[Problem statement]
Tally the lines of the data that include the word "matplotlib" and state the total, nothing else.

[Supplied information]
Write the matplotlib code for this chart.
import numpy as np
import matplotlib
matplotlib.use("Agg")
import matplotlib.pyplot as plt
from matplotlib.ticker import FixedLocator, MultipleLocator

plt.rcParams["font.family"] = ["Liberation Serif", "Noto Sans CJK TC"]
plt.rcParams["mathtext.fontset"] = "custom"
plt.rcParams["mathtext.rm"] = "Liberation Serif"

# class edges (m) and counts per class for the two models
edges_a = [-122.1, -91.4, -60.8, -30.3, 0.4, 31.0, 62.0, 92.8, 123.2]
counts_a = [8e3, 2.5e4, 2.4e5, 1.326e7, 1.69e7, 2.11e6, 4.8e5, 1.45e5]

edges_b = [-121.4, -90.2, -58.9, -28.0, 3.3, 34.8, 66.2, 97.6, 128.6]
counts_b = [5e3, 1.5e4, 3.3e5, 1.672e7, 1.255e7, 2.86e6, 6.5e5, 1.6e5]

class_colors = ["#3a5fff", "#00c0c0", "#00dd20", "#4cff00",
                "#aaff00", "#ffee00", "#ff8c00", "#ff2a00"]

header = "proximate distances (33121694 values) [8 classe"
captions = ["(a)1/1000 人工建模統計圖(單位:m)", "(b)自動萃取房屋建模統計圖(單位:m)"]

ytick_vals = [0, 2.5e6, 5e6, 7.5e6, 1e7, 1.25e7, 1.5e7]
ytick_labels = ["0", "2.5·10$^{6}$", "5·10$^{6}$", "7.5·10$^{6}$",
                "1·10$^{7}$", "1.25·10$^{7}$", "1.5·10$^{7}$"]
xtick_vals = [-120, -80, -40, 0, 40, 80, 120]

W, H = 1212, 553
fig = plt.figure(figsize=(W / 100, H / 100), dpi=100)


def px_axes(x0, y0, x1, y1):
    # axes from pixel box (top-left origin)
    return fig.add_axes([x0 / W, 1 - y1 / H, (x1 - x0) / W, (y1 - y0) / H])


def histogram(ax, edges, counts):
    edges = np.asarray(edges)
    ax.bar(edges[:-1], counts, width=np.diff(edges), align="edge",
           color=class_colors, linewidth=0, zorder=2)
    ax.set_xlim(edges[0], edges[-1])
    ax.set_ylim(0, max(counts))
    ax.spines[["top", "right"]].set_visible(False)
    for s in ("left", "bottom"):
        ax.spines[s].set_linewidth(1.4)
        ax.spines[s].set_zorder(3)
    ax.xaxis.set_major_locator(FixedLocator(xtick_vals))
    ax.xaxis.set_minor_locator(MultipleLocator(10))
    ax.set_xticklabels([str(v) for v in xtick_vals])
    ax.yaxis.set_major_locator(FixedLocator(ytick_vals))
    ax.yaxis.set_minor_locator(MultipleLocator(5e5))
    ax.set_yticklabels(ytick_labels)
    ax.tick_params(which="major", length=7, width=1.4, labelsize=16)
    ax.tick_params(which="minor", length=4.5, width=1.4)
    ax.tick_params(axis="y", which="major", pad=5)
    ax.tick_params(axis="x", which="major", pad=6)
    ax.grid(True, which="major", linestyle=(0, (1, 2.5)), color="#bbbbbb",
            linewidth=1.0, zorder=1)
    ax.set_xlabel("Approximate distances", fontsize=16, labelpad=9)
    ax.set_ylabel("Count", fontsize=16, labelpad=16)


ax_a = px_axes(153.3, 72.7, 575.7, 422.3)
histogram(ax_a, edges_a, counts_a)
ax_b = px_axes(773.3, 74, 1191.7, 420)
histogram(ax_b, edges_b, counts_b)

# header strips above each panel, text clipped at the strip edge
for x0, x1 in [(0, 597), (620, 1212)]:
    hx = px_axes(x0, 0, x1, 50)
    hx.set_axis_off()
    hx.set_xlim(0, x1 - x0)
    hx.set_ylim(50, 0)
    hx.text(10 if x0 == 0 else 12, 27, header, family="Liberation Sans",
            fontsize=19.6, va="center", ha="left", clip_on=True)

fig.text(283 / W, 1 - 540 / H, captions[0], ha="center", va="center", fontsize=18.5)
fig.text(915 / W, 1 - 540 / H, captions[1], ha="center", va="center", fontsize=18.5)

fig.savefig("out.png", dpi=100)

[Exercise solution]
5